1927Began consular service in Asia

He entered Chile’s diplomatic service and was posted to distant consular assignments, including Rangoon and Colombo. Isolation, poverty, and cultural dislocation deepened his darker surreal imagery and sharpened his emotional extremes.

1930Married Maryka Antonieta Hagenaar Vogelzang

He married the Dutch woman Maryka Antonieta Hagenaar, known as Maruca, during his years of overseas postings. Their relationship unfolded amid frequent moves and financial strain, pressures that complicated his private life and work.

1933Appointed Chilean consul in Buenos Aires; met Federico Garcia Lorca

As consul in Buenos Aires, he met Federico García Lorca, whose charisma and theatrical modernism energized their friendship. The encounter helped widen Neruda’s artistic horizons and tied him more closely to Spain’s cultural scene.

1934Posted as consul to Madrid during Spain’s turbulent republic years

In Madrid, he lived among writers of the Generation of ’27 and witnessed escalating political conflict before the Spanish Civil War. The city’s intellectual ferment, and later violence, redirected him from private lyricism toward public commitment.

1937Published Spain in Our Hearts and became an antifascist voice

Horrified by the Spanish Civil War and the murder of Lorca, he wrote España en el corazón in defense of the Spanish Republic.
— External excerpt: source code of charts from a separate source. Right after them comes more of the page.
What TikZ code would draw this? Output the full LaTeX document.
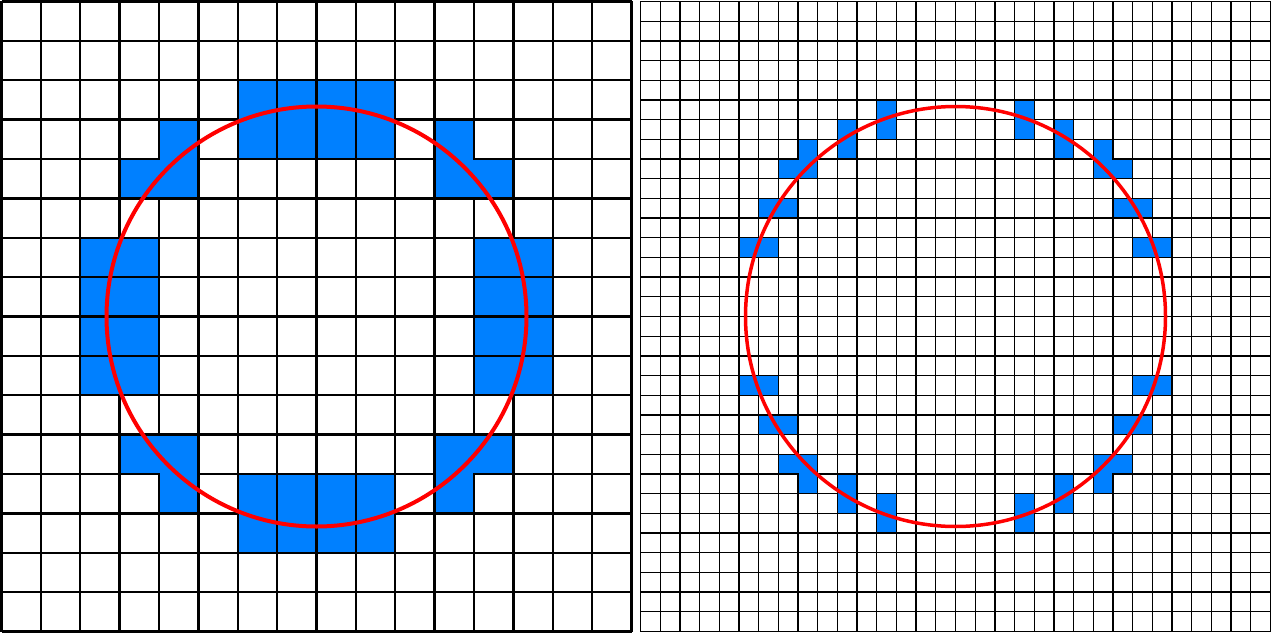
\documentclass[tikz,border=0pt]{standalone}
\usepackage{tikz}
\definecolor{cellblue}{RGB}{0,128,255}
\definecolor{circred}{RGB}{255,0,0}
\tikzset{
  gridthick/.style={line width=2.3pt, black},
  gridthin/.style={line width=1.3pt, black},
  bluepieceL/.style={fill=cellblue, draw=black, line width=2.3pt},
  bluepieceR/.style={fill=cellblue, draw=black, line width=1.3pt},
  redcircL/.style={draw=circred, line width=4pt},
  redcircR/.style={draw=circred, line width=3.5pt},
}
\newcommand{\leftquad}{%
  \filldraw[bluepieceL] (6,2) rectangle (7,4);
  \filldraw[bluepieceL] (7,2) rectangle (8,4);
  \filldraw[bluepieceL] (2,6) rectangle (4,7);
  \filldraw[bluepieceL] (2,7) rectangle (4,8);
  \filldraw[bluepieceL] (4,3) -- (5,3) -- (5,5) -- (3,5) -- (3,4) -- (4,4) -- cycle;
}
\newcommand{\rightquad}{%
  \filldraw[bluepieceR] (12,5) rectangle (13,7);
  \filldraw[bluepieceR] (10,6) rectangle (11,8);
  \filldraw[bluepieceR] (8,7) -- (9,7) -- (9,9) -- (7,9) -- (7,8) -- (8,8) -- cycle;
  \filldraw[bluepieceR] (6,10) rectangle (8,11);
  \filldraw[bluepieceR] (5,12) rectangle (7,13);
}
\begin{document}
\begin{tikzpicture}[x=1pt,y=-1pt]
\useasboundingbox[fill=white] (0,0) rectangle (1279,634);
% ---------- left grid 16x16 ----------
\begin{scope}[shift={(1.5,1.5)}, x=39.375pt, y=-39.375pt]
  \foreach \k in {0,...,16} {
    \draw[gridthick] (\k,0) -- (\k,16);
    \draw[gridthick] (0,\k) -- (16,\k);
  }
  \leftquad
  \begin{scope}[shift={(16,0)}, xscale=-1] \leftquad \end{scope}
  \begin{scope}[shift={(0,16)}, yscale=-1] \leftquad \end{scope}
  \begin{scope}[shift={(16,16)}, xscale=-1, yscale=-1] \leftquad \end{scope}
  \coordinate (cL) at (8,8);
  \draw[redcircL] (cL) circle[radius=210pt];
\end{scope}
% ---------- right grid 32x32 ----------
\begin{scope}[shift={(640.5,1.5)}, x=19.6875pt, y=-19.6875pt]
  \foreach \k in {0,...,32} {
    \draw[gridthin] (\k,0) -- (\k,32);
    \draw[gridthin] (0,\k) -- (32,\k);
  }
  \rightquad
  \begin{scope}[shift={(32,0)}, xscale=-1] \rightquad \end{scope}
  \begin{scope}[shift={(0,32)}, yscale=-1] \rightquad \end{scope}
  \begin{scope}[shift={(32,32)}, xscale=-1, yscale=-1] \rightquad \end{scope}
  \coordinate (cR) at (16,16);
  \draw[redcircR] (cR) circle[radius=210pt];
\end{scope}
\end{tikzpicture}
\end{document}
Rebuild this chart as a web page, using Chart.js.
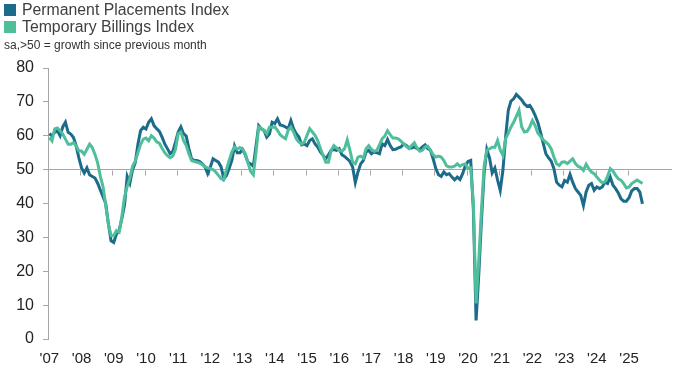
<!DOCTYPE html>
<html><head><meta charset="utf-8">
<script src="https://cdn.jsdelivr.net/npm/chart.js@4.4.1/dist/chart.umd.min.js"></script>
<style>
html,body{margin:0;padding:0;background:#fff;}
#wrap{position:relative;width:683px;height:379px;overflow:hidden;font-family:"Liberation Sans",Arial,sans-serif;}
#c{position:absolute;left:0;top:0;}
.lg{position:absolute;left:4px;font-size:15.8px;color:#404040;line-height:16px;white-space:nowrap;}
.sw{display:inline-block;width:12px;height:12px;vertical-align:-1px;margin-right:6px;}
.sub{position:absolute;left:4px;top:38px;font-size:12px;color:#333;white-space:nowrap;}
</style></head>
<body><div id="wrap"><canvas id="c" width="683" height="379"></canvas>
<div class="lg" style="top:2px"><span class="sw" style="background:#1d6b8b"></span>Permanent Placements Index</div>
<div class="lg" style="top:19px"><span class="sw" style="background:#4fbe9b"></span>Temporary Billings Index</div>
<div class="sub">sa,&gt;50 = growth since previous month</div>
</div>
<script>
const yearLabels = ["'07","'08","'09","'10","'11","'12","'13","'14","'15","'16","'17","'18","'19","'20","'21","'22","'23","'24","'25"];
const seriesNames = ["Permanent Placements Index", "Temporary Billings Index"];
const baseline = 50;
// monthly, Jan 2007 - Jun 2025
const permanentPlacements = [
60.6,60.0,61.0,61.5,60.0,62.6,64.0,61.0,60.5,59.5,57.0,53.5,
50.5,49.0,50.5,48.5,48.0,47.5,46.0,44.0,42.0,40.0,34.0,29.0,
28.5,31.0,32.0,35.5,39.5,48.0,46.0,50.0,52.0,57.5,61.5,62.5,
62.0,64.0,65.0,63.0,62.1,61.3,59.6,57.6,56.2,54.7,55.4,58.1,
61.1,62.6,60.6,59.9,56.2,53.2,52.7,52.7,52.4,51.7,50.8,48.8,
50.8,53.2,52.7,52.2,50.8,47.3,48.3,50.3,52.7,57.0,55.0,55.0,
56.0,54.4,52.2,51.7,51.0,57.0,63.0,62.0,61.6,59.6,60.5,64.0,
63.6,65.0,63.2,63.0,62.6,62.1,64.5,62.1,60.6,59.6,57.3,57.6,
57.1,58.6,59.1,57.6,56.7,55.2,54.2,53.2,54.4,55.7,55.9,55.7,
56.2,54.4,53.9,53.2,52.4,50.8,46.2,49.3,51.7,52.7,55.2,55.7,
54.7,55.2,55.0,54.7,57.6,57.1,58.9,57.1,55.9,56.0,56.4,56.7,
57.6,57.1,56.4,56.4,56.7,56.2,55.9,56.7,57.3,56.2,55.7,53.2,
50.3,48.5,48.0,49.3,48.5,48.8,47.8,47.0,47.8,47.1,48.8,51.2,
52.4,52.7,38.0,5.5,19.0,35.0,49.0,56.0,53.5,49.0,50.5,47.0,
43.9,49.8,59.6,67.5,70.2,70.9,72.2,71.4,70.6,69.4,68.7,69.0,
67.7,66.0,64.0,61.1,57.8,54.7,53.5,52.5,50.3,46.3,45.4,44.9,
46.8,46.3,48.6,46.3,44.4,43.4,42.4,39.4,43.4,45.4,45.9,43.9,
44.9,44.4,44.9,46.3,45.9,47.8,45.4,44.4,43.1,41.4,40.7,40.7,
41.7,43.7,44.4,44.4,43.4,39.9
];
const temporaryBillings = [
59.5,58.5,62.0,62.3,61.5,60.5,59.0,57.5,57.5,58.0,57.0,55.5,
55.5,54.5,56.0,57.5,56.5,54.5,52.0,48.0,45.0,39.5,34.0,30.5,
30.5,32.0,31.5,36.0,42.0,45.0,47.5,51.0,52.5,55.0,57.5,59.0,
59.3,58.5,60.0,59.3,58.2,57.8,56.3,55.0,54.1,53.5,54.0,56.0,
60.6,61.1,58.6,57.1,54.7,52.7,52.4,52.2,51.9,51.5,50.8,50.5,
50.3,50.0,49.3,48.3,47.3,47.0,50.1,52.7,55.2,56.7,56.0,56.5,
56.0,54.7,52.0,49.5,48.5,55.0,62.6,62.1,61.6,60.6,62.5,62.5,
62.6,61.6,60.3,59.6,59.1,61.6,62.6,61.1,59.1,58.1,57.6,58.1,
60.1,62.1,61.1,60.1,58.6,56.2,54.2,52.2,52.2,55.7,57.1,56.4,
55.7,55.4,56.2,58.8,55.7,52.2,51.7,53.7,54.0,53.4,56.2,57.1,
56.0,55.4,55.7,57.3,59.1,59.9,61.5,60.3,59.3,59.3,59.1,58.4,
57.6,56.9,56.2,57.1,57.9,56.4,55.4,55.7,56.7,56.9,55.7,54.4,
53.7,54.0,53.7,52.7,51.1,50.8,50.8,51.0,51.7,51.0,51.5,51.7,
50.3,50.5,40.0,10.5,23.0,38.0,51.0,55.8,56.1,56.6,56.6,58.6,
55.8,54.2,59.1,60.8,62.6,64.0,65.7,67.5,62.6,61.1,61.3,62.6,
64.5,63.0,60.8,59.8,58.8,58.1,57.4,56.1,53.7,51.7,51.2,52.2,
52.3,51.8,52.5,53.2,51.8,51.0,50.6,49.8,51.6,50.3,49.3,48.8,
47.8,46.9,46.1,46.4,48.0,50.3,49.6,48.3,47.3,46.9,45.9,44.6,
44.9,45.9,46.4,46.9,46.4,45.9
];

const toPoints = arr => arr.map((v, i) => ({x: i, y: v}));

const yearTicks = {
  id: 'yearTicks',
  beforeDatasetsDraw(chart) {
    const {ctx, scales: {x, y}} = chart;
    const y50 = Math.round(y.getPixelForValue(baseline)) + 0.5;
    ctx.save();
    ctx.strokeStyle = '#a6a6a6';
    ctx.lineWidth = 1;
    ctx.beginPath();
    for (let k = 1; k < yearLabels.length; k++) {
      const px = Math.round(x.getPixelForValue(k * 12 - 0.5)) + 0.5;
      ctx.moveTo(px, y50);
      ctx.lineTo(px, y50 + 5);
    }
    ctx.stroke();
    ctx.restore();
  }
};

new Chart(document.getElementById('c'), {
  type: 'line',
  data: {
    datasets: [
      {label: seriesNames[0], data: toPoints(permanentPlacements), borderColor: '#1d6b8b', borderWidth: 3, pointRadius: 0, tension: 0, order: 1},
      {label: seriesNames[1], data: toPoints(temporaryBillings), borderColor: '#4fbe9b', borderWidth: 3, pointRadius: 0, tension: 0, order: 0}
    ]
  },
  options: {
    responsive: false,
    animation: false,
    devicePixelRatio: 1,
    layout: {padding: {top: 68, right: 11, bottom: 0, left: 0}},
    plugins: {legend: {display: false}, tooltip: {enabled: false}},
    scales: {
      x: {
        type: 'linear', min: -0.5, max: 232,
        grid: {display: false},
        border: {display: false},
        afterBuildTicks: s => { s.ticks = yearLabels.map((_, k) => ({value: k * 12})); },
        afterFit: s => { s.height = 40; },
        ticks: {
          autoSkip: false, maxRotation: 0, padding: 3,
          color: '#222',
          font: {family: "'Liberation Sans Narrow','Liberation Sans',Arial", size: 15},
          callback: v => yearLabels[Math.round(v / 12)]
        }
      },
      y: {
        min: 0, max: 80,
        afterFit: s => { s.width = 48; },
        ticks: {stepSize: 10, padding: 9, color: '#222', font: {family: "'Liberation Sans',Arial", size: 16}},
        grid: {
          color: c => (c.tick && c.tick.value === baseline) ? '#a6a6a6' : 'rgba(0,0,0,0)',
          tickColor: '#a6a6a6', tickLength: 5, lineWidth: 1
        },
        border: {display: true, color: '#a6a6a6', width: 1}
      }
    }
  },
  plugins: [yearTicks]
});
</script>
</body></html>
His poetry became overtly political, aligning literature with antifascist solidarity across Europe and Latin America.

1939Organized refugee passage on the ship Winnipeg

Working with Chilean authorities, he helped charter the Winnipeg to carry Spanish Republican refugees to safety. The voyage brought over 2,000 exiles to Chile, a major humanitarian act linking his diplomacy to concrete rescue efforts.

1945Elected senator and joined the Communist Party of Chile

He won a Senate seat representing northern provinces and formally joined the Communist Party, expanding his public influence. In Chile’s polarized climate, his speeches and poems merged, treating workers’ struggles as a national epic.

1948Went into hiding after criticizing President Gabriel Gonzalez Videla

After denouncing President Gabriel González Videla’s repression of communists, an arrest order forced him into clandestinity. Friends sheltered him across Chile as he continued writing, turning persecution into a central theme of his public legend.

1949Escaped Chile and began years of exile

He crossed the Andes and traveled through Latin America and Europe, evading Chilean authorities while maintaining international visibility. Exile broadened his continental perspective and fed the panoramic historical vision of Canto General.

1950Published Canto General, an epic of Latin America

Canto General appeared as a sweeping poetic history of the Americas, mixing Indigenous memory, conquest, and modern politics. It cemented his role as a continental voice, linking personal lyric power to collective historical narrative.

1952Returned to Chile after political conditions shifted

With restrictions eased, he returned to Chile and resumed a prominent cultural life, reading publicly and publishing prolifically. His home and networks became a hub for writers and artists, reinforcing his stature as a national poet.

1971Won the Nobel Prize in Literature

He received the Nobel Prize in Literature, honored for poetry that combined elemental imagery with historical destiny. The award amplified his global reputation as both artist and political symbol during the Cold War’s cultural battleground.

1973Died shortly after the Chilean coup d’état

He died days after Augusto Pinochet’s coup overthrew President Salvador Allende, amid national shock and repression. His funeral in Santiago became a tense public gathering, where mourners quietly asserted culture against fear.